Document Gov. Ex. G3 Site application for Stigma-Free International Willmar, submitted by Aimee Bock to MDE on October 19, 2020 — the same day Mohamud submitted meal counts — listing estimated capacity of 500 meals. Contract signed by both Artan and Bock dated October 9-10, 2020. [p. 1142-1144] The application listed 500 as an estimate, not a regulatory cap. Udoibok's cross raised the possibility that MDE could have approved a higher number — Western admitted he did not know. Defense should subpoena the actual MDE approval records.
Document Gov. Ex. G1 Certificate of organization for Tunyar Trading LLC, filed by Abdikadir Mohamud on September 28, 2020 — three days after MDE announced the nonprofit-only rule change — listing Mohamud's residence as the business address. [p. 1149-1151] The timing of formation alone is not proof of fraud; many legitimate businesses respond to regulatory changes by forming new entities. The company had no warehouse or employees, but that does not definitively establish fraudulent intent at formation.
Document Gov. Ex. G28, G29, G30 Emails showing Abdikadir Mohamud sent Stigma-Free Willmar September 2021 meal documents (invoice, roster, meal counts) to Salim Said's personal Gmail on November 3, 2021; Said then forwarded meal count documents to Feeding Our Future claims the same day. [p. 1181-1186] Said forwarding documents to FOF claims could be argued as a ministerial act consistent with innocent involvement — he may have been acting as a conduit without knowing the counts were fraudulent. The defense should develop whether Said had any independent ability to verify the accuracy of Mohamud's counts.
Document Gov. Ex. T4 Email from Mohamud to Said (May 4, 2021) with an unsigned, undated consulting agreement between Tunyar Trading and Said's company Salim Limited, providing Said's company with 10% of Tunyar Trading's net profit in exchange for vague 'consulting services.' [p. 1188-1190] The agreement was unsigned and undated; there is no evidence it was ever executed or that payments were actually made. Defense should subpoena Salim Limited's bank records to show whether any 10% payments were received, and if none, argue the agreement was never operative.

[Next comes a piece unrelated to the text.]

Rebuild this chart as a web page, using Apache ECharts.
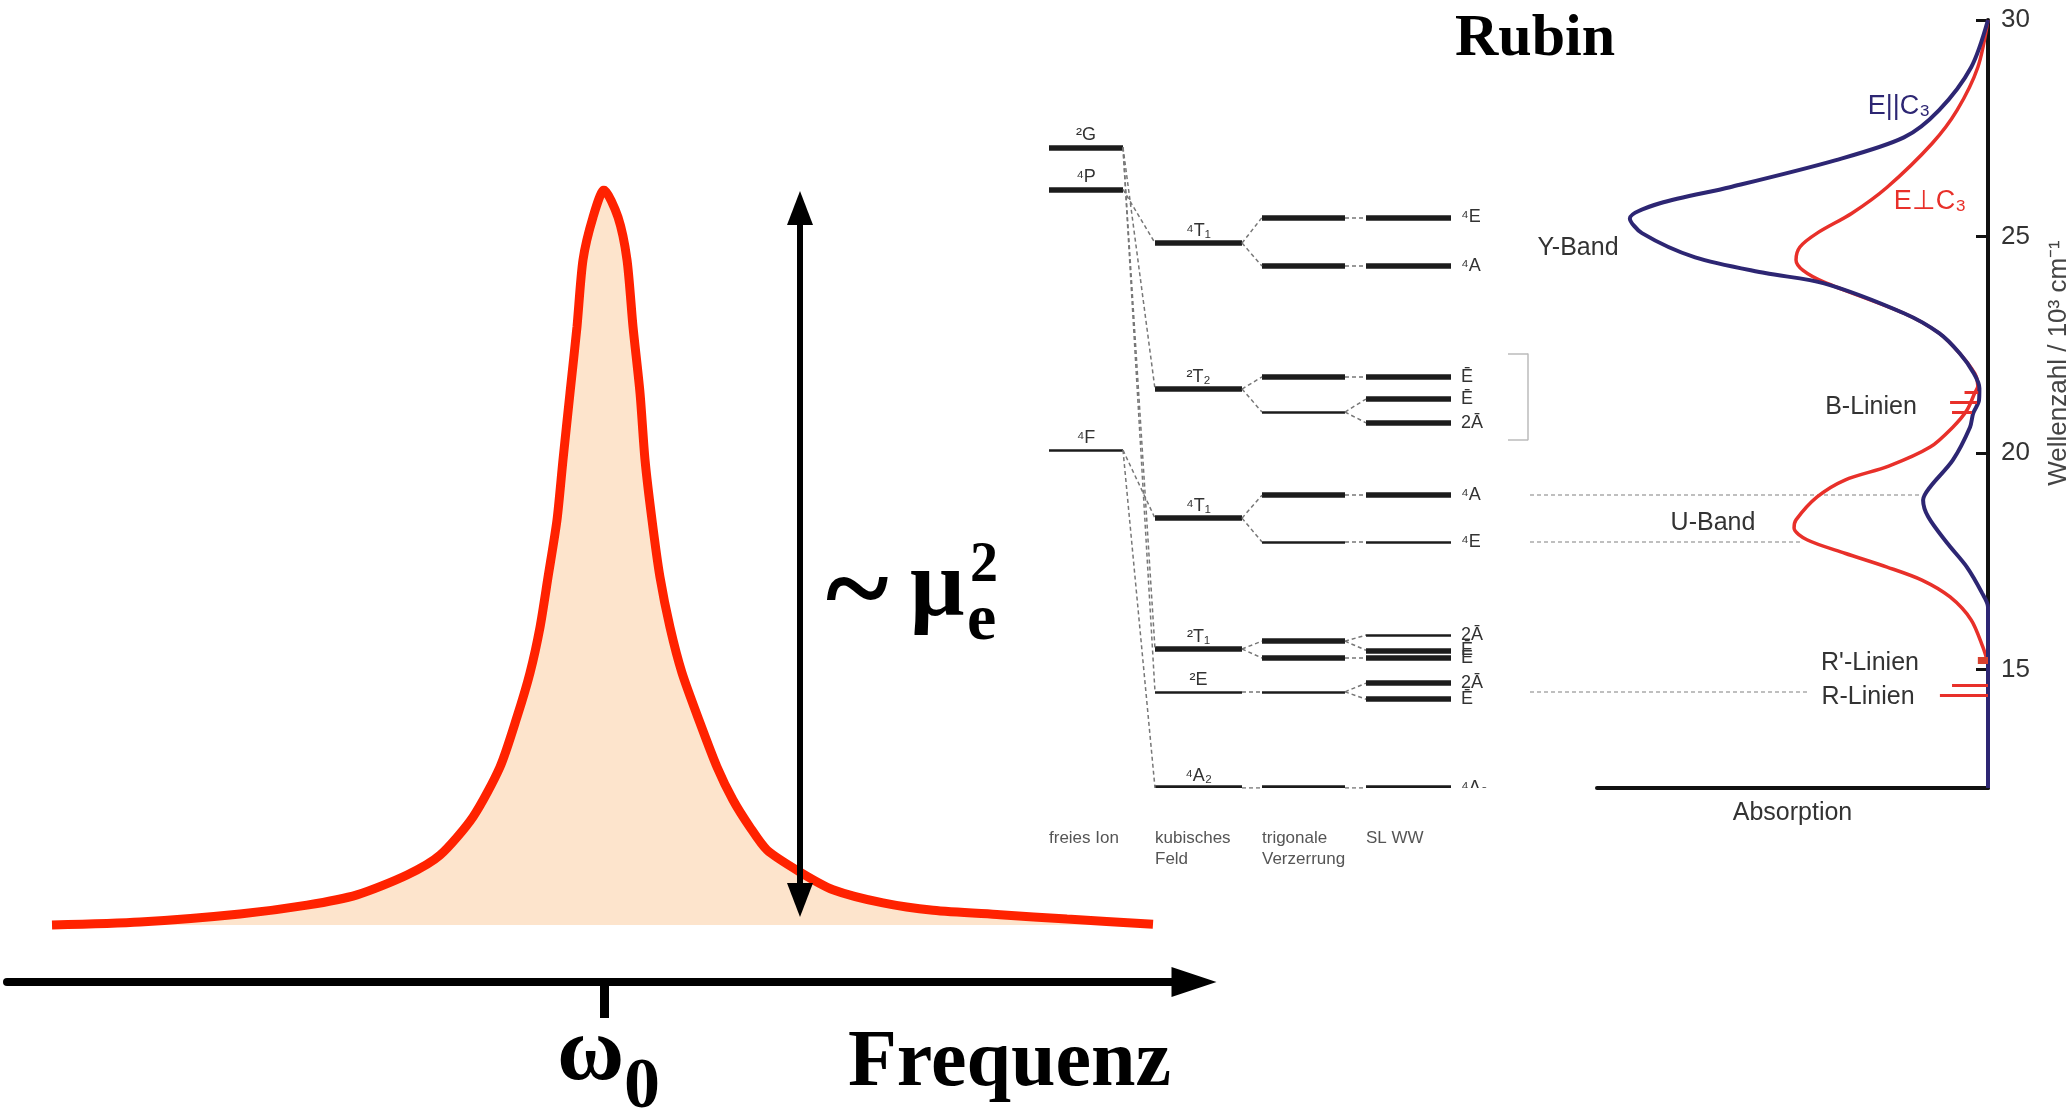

Data/Summary Multiple Gov. Ex. G40-G53, H42-H56 Folders recovered from the Feeding Our Future search, organized by month and site, containing meal count sheets for Stigma-Free Willmar (Oct 2020 - Dec 2021) and Stigma-Free Mankato (Oct 2020 - Dec 2021), each claiming 3,000 (later 2,000) meals per day, with near-zero variance. [p. 1160-1176] The defense has argued these counts were consistent with MDE-approved levels and that the sponsor cannot reject claims that comply on their face. The roster comparison to school district enrollment is a stronger argument than the count consistency alone, and will need to be addressed by a more specialized witness.
Legal Rulings & Objections
Gov. Ex. F21 (email from Osman to Abdi Salah): Udoibok objected on hearsay grounds; overruled. Admitted as co-conspirator statement (conditionally). — The court is broadly admitting co-conspirator communications conditionally. Defense counsel should monitor whether the conspiracy is ultimately proved sufficiently to sustain these admissions. [p. 1111]
Gov. Ex. F24-F27 (Abdi Salah forwarding Stigma-Free documents): Udoibok objected on hearsay; conditionally admitted as co-conspirator statements. Government also argued non-hearsay (not for truth of the matter asserted). — The dual basis for admission (co-conspirator plus non-hearsay) makes these exhibits nearly unassailable on appeal. [p. 1120]
Colich's objection on foundation to Klepadia's answer about whether meal count signatories certified accuracy across all forms: overruled. — The court is giving the government latitude on foundation for authentication-level witnesses. The defense will need to challenge document authenticity through substantive witnesses, not authentication witnesses. [p. 1088]
Multiple objections by Thompson to Udoibok's hypothetical questions about Bock's contractual obligations sustained as confusing and not based on evidence. — The court will not permit defense counsel to use hypotheticals to rehabilitate Bock's role through this witness. That argument must be made through MDE witnesses or Bock herself. [p. 1272, 1294, 1327-1329]
Post-testimony: Court admonished both defendants not to communicate with any witnesses or codefendants for the duration of trial after the Abshir brothers appeared in court and one allegedly approached cooperating witness Jama in the hallway. — The court is now actively monitoring witness tampering concerns. Defense counsel should be aware that the court has a heightened sensitivity to this issue, and any defense contacts with potential witnesses will be scrutinized. [p. 1277-1279, 1334-1339]
Prior Defense Performance

Udoibok's cross of Klepadia was appropriately brief and focused on limiting her testimony to authentication, which was correct. His cross of Western was more problematic: he spent enormous time on hypothetical contract-law questions that were repeatedly sustained as confusing, alienating the court and potentially confusing the jury. His best moments were establishing (1) that meal counts went to claims department and Eidleh, not Bock personally; (2) that Bock was not involved in creating the Stigma-Free nonprofit; and (3) that Western admitted he did not know MDE's rules about meal count caps — but these points were buried in hours of less effective questioning. He missed an important opportunity to directly confront the $200 million / 10-15% fee testimony, which he should have challenged more aggressively by establishing what portion of FOF's administrative fee came specifically from the Stigma-Free sites versus the broader portfolio. Colich's cross was shorter and more surgical — he successfully isolated Said's direct involvement to two emails and drew a cleaner distinction between Said's role and that of Artan, Mohamud, and Abshir. However, neither defense counsel effectively challenged the roster-versus-school-district-enrollment evidence, which is among the most persuasive proof of fabrication in the volume. Neither counsel moved to strike Western's lay characterization of the meal counts as 'fake,' 'inflated,' and 'unbelievable,' which amounted to lay opinion testimony that arguably invaded the province of the jury.